The anticipated exodus of teenage girls from the strife-torn, polygamist communities of Colorado City and Hildale, Utah, began in earnest this weekend as about 10 fanned out to towns in southern Utah seeking protection, anti-polygamy activists said Sunday.
The movement followed a ruling by a Maricopa County juvenile court judge late Friday that two 16-year-old teens from Colorado City, who had fled to the Valley last week, would be allowed to stay in foster homes rather than remain in state custody.
"We've got eight runners now, including two with children, and got a bunch more coming," said Flora Jessop of Phoenix, a former Colorado City resident who has been active in opposing multiple marriages since she escaped from the polygamist enclave as a teenager in the mid-1980s.
Bob Curran, director of the St. George, Utah, group Help the Child Brides, said "a number" of both teenaged girls and boys have left the towns in the past few days and many have made contact with Utah child-protection officials.
"We had one runaway yesterday, a 16-year-old girl, whose marriage already was all planned out and we got her to the child-protective people," Curran said. "There are also a lot of young boys fleeing and they are reluctant to have contact with the state. We are encouraging the kids to get out now amidst all this turmoil."
On Jan. 10, the Fundamentalist Church of Jesus Christ of Latter Day Saints' controversial prophet, Warren Jeffs, excommunicated about 20 of the communities' most influential men and issued an edict stripping them of their wives.
Included in that group was the public face of Colorado City for the past three decades, Mayor Dan Barlow, and three of his brothers, among them Louis Barlow, a high-ranking member of the polygamist church's priesthood. Dan Barlow also resigned as mayor.
Jeffs also excommunicated four of his brothers and Fred Jessop, a 93-year-old patriarch in the country's largest polygamist area. Many residents of the two neighboring communities, population 6,000, had wanted Jessop to succeed Warren Jeffs' father, Rulon, who had been the church's prophet until his death two years ago.
The towns have been the focus of increased scrutiny by the offices of Arizona Attorney General Terry Goddard and Utah Attorney General Mark Shurtleff since the August conviction of Colorado City police Officer Rodney Holm. Holm was convicted of bigamy and having unlawful sex with a minor after Holm took on a 16-year-old as his "spiritual wife."
Last month, the Mohave County Board of Supervisors approved a measure to construct a justice center in Colorado City. The supervisors hope the center will be a way station for women attempting to leave polygamy, which is against the law in Arizona and Utah.
The latest turmoil in Colorado City has put law-enforcement agencies in both states on edge. Four extra deputies and a canine unit were dispatched by the Mohave County Sheriff's Office last week to patrol the area.
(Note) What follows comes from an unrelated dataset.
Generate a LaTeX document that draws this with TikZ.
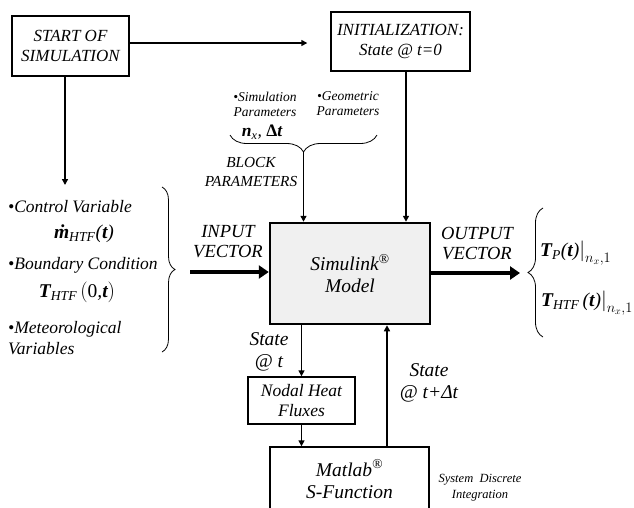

The excommunicated members of the Barlow family are still believed to be in the area, but Jessop hasn't been seen by townfolk in nearly a month.
Rumors of violence and growing weapon stockpiles have been circulating throughout the communities. An anonymous letter sent via metered mail in Colorado City last week was sent to more than 400 area residents and predicted that Louis Barlow would become the FLDS church's next prophet.
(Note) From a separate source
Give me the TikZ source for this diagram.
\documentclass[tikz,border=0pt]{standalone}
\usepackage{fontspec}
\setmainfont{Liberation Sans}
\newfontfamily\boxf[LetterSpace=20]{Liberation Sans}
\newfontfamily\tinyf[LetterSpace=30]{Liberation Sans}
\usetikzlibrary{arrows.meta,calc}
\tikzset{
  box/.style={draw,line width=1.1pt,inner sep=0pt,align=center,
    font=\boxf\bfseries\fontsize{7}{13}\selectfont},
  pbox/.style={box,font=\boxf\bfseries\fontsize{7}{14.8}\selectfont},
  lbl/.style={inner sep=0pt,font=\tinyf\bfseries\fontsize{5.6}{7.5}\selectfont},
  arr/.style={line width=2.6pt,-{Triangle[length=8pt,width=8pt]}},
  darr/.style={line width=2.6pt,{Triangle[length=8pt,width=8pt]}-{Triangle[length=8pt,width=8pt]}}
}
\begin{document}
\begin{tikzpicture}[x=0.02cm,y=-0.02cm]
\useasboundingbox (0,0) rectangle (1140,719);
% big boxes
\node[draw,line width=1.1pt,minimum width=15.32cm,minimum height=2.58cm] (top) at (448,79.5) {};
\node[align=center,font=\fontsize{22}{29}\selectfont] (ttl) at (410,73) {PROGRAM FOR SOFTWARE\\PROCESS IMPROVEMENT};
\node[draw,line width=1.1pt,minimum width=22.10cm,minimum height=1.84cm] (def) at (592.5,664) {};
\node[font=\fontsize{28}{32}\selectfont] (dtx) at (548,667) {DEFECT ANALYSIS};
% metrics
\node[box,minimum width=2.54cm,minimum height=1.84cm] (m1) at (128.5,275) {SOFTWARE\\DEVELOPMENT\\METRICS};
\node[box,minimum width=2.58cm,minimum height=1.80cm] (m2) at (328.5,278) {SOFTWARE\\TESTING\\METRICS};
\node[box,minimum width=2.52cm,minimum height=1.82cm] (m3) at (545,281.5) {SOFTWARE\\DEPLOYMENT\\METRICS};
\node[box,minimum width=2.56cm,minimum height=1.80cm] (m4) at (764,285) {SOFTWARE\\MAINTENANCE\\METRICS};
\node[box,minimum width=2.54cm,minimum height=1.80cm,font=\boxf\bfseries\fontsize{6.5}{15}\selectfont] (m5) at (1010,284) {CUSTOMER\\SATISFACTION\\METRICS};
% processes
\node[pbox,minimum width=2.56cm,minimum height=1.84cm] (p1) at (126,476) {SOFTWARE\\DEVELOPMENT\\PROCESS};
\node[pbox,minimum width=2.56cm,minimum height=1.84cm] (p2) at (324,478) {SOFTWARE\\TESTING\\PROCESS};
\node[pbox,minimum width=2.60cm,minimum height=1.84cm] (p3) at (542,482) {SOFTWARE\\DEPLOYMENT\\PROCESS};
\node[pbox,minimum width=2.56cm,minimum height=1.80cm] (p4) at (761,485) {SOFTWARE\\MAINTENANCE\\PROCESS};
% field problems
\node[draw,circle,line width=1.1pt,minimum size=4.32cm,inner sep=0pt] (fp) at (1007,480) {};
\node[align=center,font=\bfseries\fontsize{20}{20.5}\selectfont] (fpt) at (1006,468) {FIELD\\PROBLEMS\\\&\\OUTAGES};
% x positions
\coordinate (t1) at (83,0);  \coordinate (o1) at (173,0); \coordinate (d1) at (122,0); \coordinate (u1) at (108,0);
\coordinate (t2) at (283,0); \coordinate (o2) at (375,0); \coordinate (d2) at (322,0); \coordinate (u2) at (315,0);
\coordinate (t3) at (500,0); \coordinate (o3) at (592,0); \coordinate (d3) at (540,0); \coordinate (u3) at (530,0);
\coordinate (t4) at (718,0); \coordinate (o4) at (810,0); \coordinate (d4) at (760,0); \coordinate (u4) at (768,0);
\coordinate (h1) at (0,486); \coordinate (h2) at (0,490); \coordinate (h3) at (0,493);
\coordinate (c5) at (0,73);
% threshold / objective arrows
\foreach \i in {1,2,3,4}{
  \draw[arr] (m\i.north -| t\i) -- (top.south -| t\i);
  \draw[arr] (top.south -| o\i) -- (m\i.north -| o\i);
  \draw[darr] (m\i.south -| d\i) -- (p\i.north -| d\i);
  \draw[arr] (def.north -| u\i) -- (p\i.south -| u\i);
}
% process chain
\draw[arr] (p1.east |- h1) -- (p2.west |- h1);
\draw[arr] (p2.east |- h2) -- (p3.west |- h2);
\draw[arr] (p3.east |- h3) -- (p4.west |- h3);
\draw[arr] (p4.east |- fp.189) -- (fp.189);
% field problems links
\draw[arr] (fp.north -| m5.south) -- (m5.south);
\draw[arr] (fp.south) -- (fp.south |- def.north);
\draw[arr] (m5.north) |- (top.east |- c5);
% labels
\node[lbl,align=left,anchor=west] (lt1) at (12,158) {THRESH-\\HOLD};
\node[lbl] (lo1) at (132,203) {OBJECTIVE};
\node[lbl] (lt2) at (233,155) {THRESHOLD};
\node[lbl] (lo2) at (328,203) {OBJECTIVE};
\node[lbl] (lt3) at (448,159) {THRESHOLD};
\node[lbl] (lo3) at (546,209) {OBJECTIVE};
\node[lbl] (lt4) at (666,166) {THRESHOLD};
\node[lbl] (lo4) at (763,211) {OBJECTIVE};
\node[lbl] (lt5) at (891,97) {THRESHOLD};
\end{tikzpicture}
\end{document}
Law-enforcement agencies also expressed fears 20 years ago that competing factions were stockpiling weapons in the cliffs around the communities and preparing for a showdown before the death of church prophet Leroy Johnson. But that situation resolved itself peacefully.
Tony Judd of Fredonia, the nearest federally licensed gun dealer to Colorado City, said there hasn't been any run on weapons by residents of the two communities in either Fredonia or neighboring Kanab, Utah.
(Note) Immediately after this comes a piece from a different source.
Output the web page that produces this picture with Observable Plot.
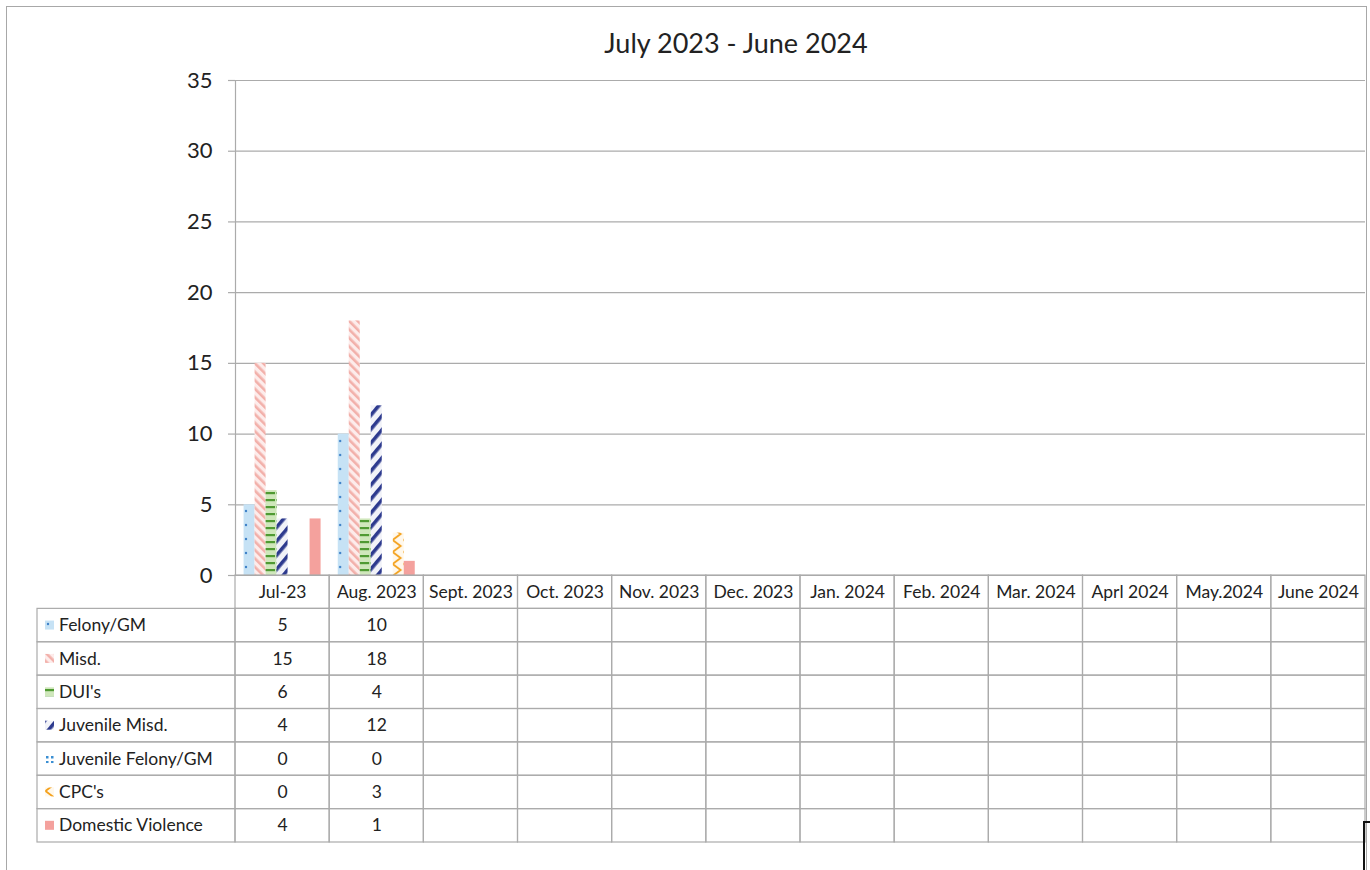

"I've only sold a half-dozen single-shot 22s to people out there during the past year, and that's the kind of gun you shoot rabbits with, not go to war," Judd said.
Longtime Colorado City historian and former church member Ben Bistline said he thinks the tense situation will resolve itself peacefully, as other church conflicts have in the past.
"I think Warren will end up going to Mexico with some of his followers since he recently bought land south of Nogales," Bistline said. "He claims to have 500 faithful, but that's probably only about 200 now. The Barlows have gone elsewhere to regroup, but I think they'll come back and run things again."
Bistline also said that Jeffs had unsuccessfully tried to "win over" Jessop, who has been allied with the Barlows, during meetings in Mexico last month.
"Fred still controls the tithes in the church. This whole thing is all about money," Bistline said.
Shem Fischer of Salt Lake City, former FLDS church member and business manager of a Colorado City cabinet factory before running afoul of the religious leadership, also said he thinks the Barlows will prevail.
"If he (Warren Jeffs) had picked off only one Barlow at a time, maybe he could have gotten away with it," Fischer said. "But he took on all of them, and there will be retribution. The last I heard, none of them had relinquished their homes so that tells you they plan on sticking around."